Audio Spectral Travel

News

Some people believe by watching the news they know what's going on in the world, at least about important issues such as natural disasters. But it seems disasters are being reported simply as a smoke screen to hide other manipulations happening in the world. Obviously disasters really happen and it's important to know what's going on in the world, but these reports seem to be coming at the expense of covering core issues like the fraudulence of our current monetary system, the sorry state of our education/indoctrination system or the global corporate takeover of our governments.

The fact is we have no idea what is actually going on in the world no matter how much TV we watch because corporations are determining what we are seeing. What we are getting is information private companies want us to have, and we get hooked by their promoted and distracting sensationalism.
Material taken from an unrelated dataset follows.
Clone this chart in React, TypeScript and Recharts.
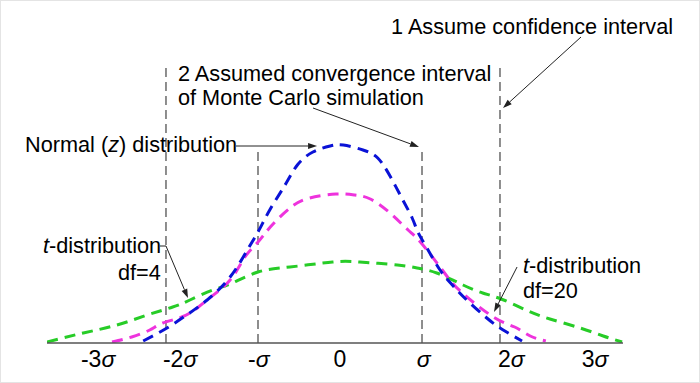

Hurricanes are more engaging than parliament.

Media critic Michael Parenti in his article "Monopoly Media Manipulation" takes this thought even further: "More insidious than the sensationalistic hype is the artful avoidance. Truly sensational stories (as opposed to sensationalistic) are downplayed or avoided outright. Sometimes the suppression includes not just vital details but the entire story itself, even ones of major import. Reports that might reflect poorly upon the national security state are least likely to see the light of day....being suppressed with a consistency that would be called 'totalitarian' were it to occur in some other countries."

Maxwell E McCombs and Donald L Shaw show the political ramifications of this issue with their article "The Agenda-Setting Function of the Mass Media" in the academic journal The Public Opinion Quarterly published by Oxford University Press: "the mass media set the agenda for each political campaign, influencing the salience of attitudes toward the political issues." [italics in original]

And Bernard C Cohen in his 1963 book The Press and Foreign Policy boils it down to the almost unarguable: "[The Press] may not be successful much of the time in telling people what to think, but it is stunningly successful in telling its readers what to think about." Imagine how much more true this is in 2012 when six multinational corporations control almost everything the average North American sees, hears or reads.

Journalist Jim Marrs connects some of these dots: AOL Time Warner, in addition to owning AOL, Time magazine and Warner Bros Pictures, also owns Hanna-Barbera cartoons, CNN and HBO, while The Walt Disney Company owns ABC, Touchstone Pictures, Hollywood Pictures, MGM, Miramax, Pixar, Jim Henson's Muppets, Marvel Entertainment and shares board members with warmongers Halliburton and Boeing. And Viacom owns CBS, Paramount Pictures, MTV, Nickelodeon, TV Land, Spike TV, VH1, BET and Comedy Central, while General electric owns NBC Universal and Universal Music Group, which holds twenty-two percent of the world's music market.

Verily I say the only place we can have any idea what is going on is inside ourselves. And the mass hypnosis masquerading as news coming through the TV set and other sources is hindering even that. Wake up!